> 2 minutes for their automated alerts to fire is terrible
I take exception to that, to be honest. It's not desirable or ideal, but calling it "terrible" is a bit ... well, sorry to use the word ... entitled. For context, I have experience running a betting exchange. A system where it's common for a notable fraction of transactions in a medium-volume event to take place within a window of less than 30 seconds.
Vast majority of current monitoring systems are built on Prometheus. (Well okay, these days it's more likely something Prom-compatible but more reliable.) That implies collection via recurring scrapes. A supposedly "high" frequency online service monitoring system does a scrape every 30 seconds. Well known reliability engineering practices state that you need a minimum of two consecutive telemetry points to detect any given event - because we're talking about a distributed system and network is not a reliable transport. That in turn means that with near-perfect reliability the maximum time window before you can detect something failing is the time it takes to perform three scrapes: thing A might have failed a second after the last scrape, so two consecutive failures will show up only after a delay of just-a-hair-shy-of-three scraping cycle windows.
At Cloudflare's scale, I would not be surprised if they require three consecutive events to trigger an alert.
As for my history? The betting exchange monitoring was tuned to run scrapes at 10-second intervals. That still meant that the first an alert fired for something failing could have been effectively 30 seconds after the failures manifested.
Two minutes for something that does not run primarily financial transactions is a pretty decent alerting window.
Prometheus compatible but more reliable? Sell it to me!
> At Cloudflare's scale, I would not be surprised if they require three consecutive events to trigger an alert.
Sorry but that’s a method you use if you serve 100 requests per second, not when you are at Cloudflare scale. Cloudflare easily have big enough volume that this problem would trigger an instant change in a monitorable failure rate.
Let's say you have 10 million servers. No matter what you are deploying, some of those servers are going to be in a bad state. Some are going to be in hw ops/repair. Some are going to be mid-deployment for something else. A regional issue may be happening. You may have inconsistencies in network performance. Bad workloads somewhere/anywhere can be causing a constant level of error traffic.

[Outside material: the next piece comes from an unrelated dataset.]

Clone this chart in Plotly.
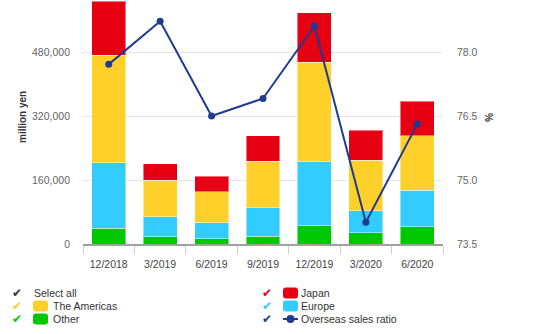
import plotly.graph_objects as go

# Quarterly sales by region (million yen) and overseas sales ratio (%)
quarters = ["12/2018", "3/2019", "6/2019", "9/2019", "12/2019", "3/2020", "6/2020"]
other = [39500, 18000, 13750, 19500, 46000, 28750, 43750]
europe = [163500, 50750, 40000, 71000, 161000, 55000, 90750]
americas = [269000, 90750, 76750, 116500, 247500, 125750, 136500]
japan = [135000, 41000, 39000, 64000, 123500, 75000, 86000]
overseas_ratio = [77.71, 78.72, 76.50, 76.91, 78.61, 74.01, 76.31]

left_ticks = [0, 160000, 320000, 480000]
right_ticks = [73.5, 75.0, 76.5, 78.0]

COL_JAPAN = "#e60012"
COL_AMERICAS = "#ffd02a"
COL_EUROPE = "#33ccff"
COL_OTHER = "#00c800"
COL_RATIO = "#1d3c91"

W, H = 554, 334
ML, MR, MT, MB = 83, 111, 0, 90
PW, PH = W - ML - MR, H - MT - MB


def px(x):
    return (x - ML) / PW


def py(y):
    return (H - MB - y) / PH


fig = go.Figure()
edge = dict(color="rgba(255,255,255,0.45)", width=1)
for name, vals, col in [("Other", other, COL_OTHER), ("Europe", europe, COL_EUROPE),
                        ("The Americas", americas, COL_AMERICAS), ("Japan", japan, COL_JAPAN)]:
    fig.add_trace(go.Bar(x=quarters, y=vals, name=name, marker=dict(color=col, line=edge),
                         showlegend=False))

fig.add_trace(go.Scatter(x=quarters, y=overseas_ratio, name="Overseas sales ratio", yaxis="y2",
                         mode="lines+markers", line=dict(color=COL_RATIO, width=2),
                         marker=dict(color=COL_RATIO, size=7), showlegend=False))

font_family = "Liberation Sans, Arial, sans-serif"
fig.update_layout(
    width=W, height=H,
    margin=dict(l=ML, r=MR, t=MT, b=MB),
    paper_bgcolor="white", plot_bgcolor="white",
    barmode="stack", bargap=0.34,
    font=dict(family=font_family, size=10.5, color="#555"),
    xaxis=dict(showline=True, linecolor="#a0a0a0", linewidth=2, ticks="outside",
               tickson="boundaries", ticklen=8, tickcolor="#d0d0d0", tickwidth=1,
               ticklabelstandoff=9,
               showgrid=False, tickfont=dict(size=10.5, color="#444"), automargin=False),
    yaxis=dict(range=[0, PH / 0.0004], tickvals=left_ticks,
               ticktext=[f"{v:,}" for v in left_ticks], showgrid=True, gridcolor="#e3e3e3",
               gridwidth=1, zeroline=False, showline=False, ticks="", ticklabelstandoff=12,
               tickfont=dict(size=10.5, color="#666"), automargin=False),
    yaxis2=dict(overlaying="y", side="right", range=[73.5, 73.5 + PH * 1.5 / 64],
                tickvals=right_ticks, ticktext=[f"{v:.1f}" for v in right_ticks],
                showgrid=False, zeroline=False, showline=False, ticks="",
                ticklabelstandoff=13, tickfont=dict(size=10.5, color="#666"), automargin=False),
)

annotations = [
    dict(x=px(22), y=py(117), text="<b>million yen</b>", textangle=-90, showarrow=False,
         xref="paper", yref="paper", xanchor="center", yanchor="middle",
         font=dict(size=10, color="#333")),
    dict(x=px(489), y=py(117), text="<b>%</b>", textangle=90, showarrow=False,
         xref="paper", yref="paper", xanchor="center", yanchor="middle",
         font=dict(size=10, color="#333")),
]
shapes = []

# Legend with check marks
rows = [293, 306, 319]
items = [
    (17, rows[0], "#333333", None, "Select all", 32),
    (17, rows[1], COL_AMERICAS, "box", "The Americas", 51),
    (17, rows[2], COL_OTHER, "box", "Other", 51),
    (267, rows[0], COL_JAPAN, "box", "Japan", 299),
    (267, rows[1], COL_EUROPE, "box", "Europe", 299),
    (267, rows[2], COL_RATIO, "line", "Overseas sales ratio", 299),
]
for cx, cy, col, kind, label, tx in items:
    annotations.append(dict(x=px(cx), y=py(cy), text="<b>✔</b>", showarrow=False, xref="paper",
                            yref="paper", xanchor="center", yanchor="middle",
                            font=dict(size=12, color=col, family="DejaVu Sans")))
    annotations.append(dict(x=px(tx), y=py(cy), text=label, showarrow=False, xref="paper",
                            yref="paper", xanchor="left", yanchor="middle",
                            font=dict(size=10.5, color="#333")))
    sx0 = cx + 16
    sx1 = sx0 + 15
    if kind == "box":
        y0, y1 = cy - 5.5, cy + 5.5
        r = 3
        x0p, x1p = px(sx0), px(sx1)
        rx, ry = r / PW, r / PH
        top, bot = py(y0), py(y1)
        path = (f"M {x0p + rx},{top} L {x1p - rx},{top} Q {x1p},{top} {x1p},{top - ry} "
                f"L {x1p},{bot + ry} Q {x1p},{bot} {x1p - rx},{bot} L {x0p + rx},{bot} "
                f"Q {x0p},{bot} {x0p},{bot + ry} L {x0p},{top - ry} Q {x0p},{top} {x0p + rx},{top} Z")
        shapes.append(dict(type="path", path=path, xref="paper", yref="paper",
                           fillcolor=col, line=dict(width=0)))
    elif kind == "line":
        shapes.append(dict(type="line", x0=px(sx0), x1=px(sx1), y0=py(cy), y1=py(cy),
                           xref="paper", yref="paper", line=dict(color=col, width=2)))
        mid = (sx0 + sx1) / 2
        shapes.append(dict(type="circle", x0=px(mid - 4), x1=px(mid + 4), y0=py(cy - 4),
                           y1=py(cy + 4), xref="paper", yref="paper", fillcolor=col,
                           line=dict(width=0)))

fig.update_layout(annotations=annotations, shapes=shapes)
fig.write_html("out.html")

At scale there's no such thing as "instant". There is distribution of progress over time.
The failure is an event. Collection of events takes times (at scale, going through store and forward layers). Your "monitorable failure rate" is over an interval. You must measure for that interval. And then you are going to emit another event.
Global config systems are a tradeoff. They're not inherently bad; they have both strengths and weaknesses. Really bad: non-zero possibility for system collapse. Bad: Can progress very quickly to towards global outages. Good: Faults are detected quickly, response decision making is easy, and mitigation is fast.
Hyperscale is not just "a very large number of small simple systems".
Denoising alerts is a fact of life for SRE...and is a survival skill.
Critical high-level stats such as errors should be scraped more frequently than 30 seconds. It’s important to have multiple time granularity scraping intervals, a small set of most critical stats should be scraped closer to 10s or 15s.
Prometheus has as an unaddressed flaw [0], where rate functions must be at least 2x the scrape interval. This means that if you scrape at 30s intervals, your rate charts won’t reflect the change until a minute after.
"Scrape" intervals (and the plumbing through to analysis intervals) are chosen precisely because of the denoising function aggregation provides.
Most scaled analysis systems provide precise control over the type of aggregation used within the analyzed time slices. There are many possibilities, and different purposes for each.
High frequency events are often collected into distributions and the individual timestamps are thrown away.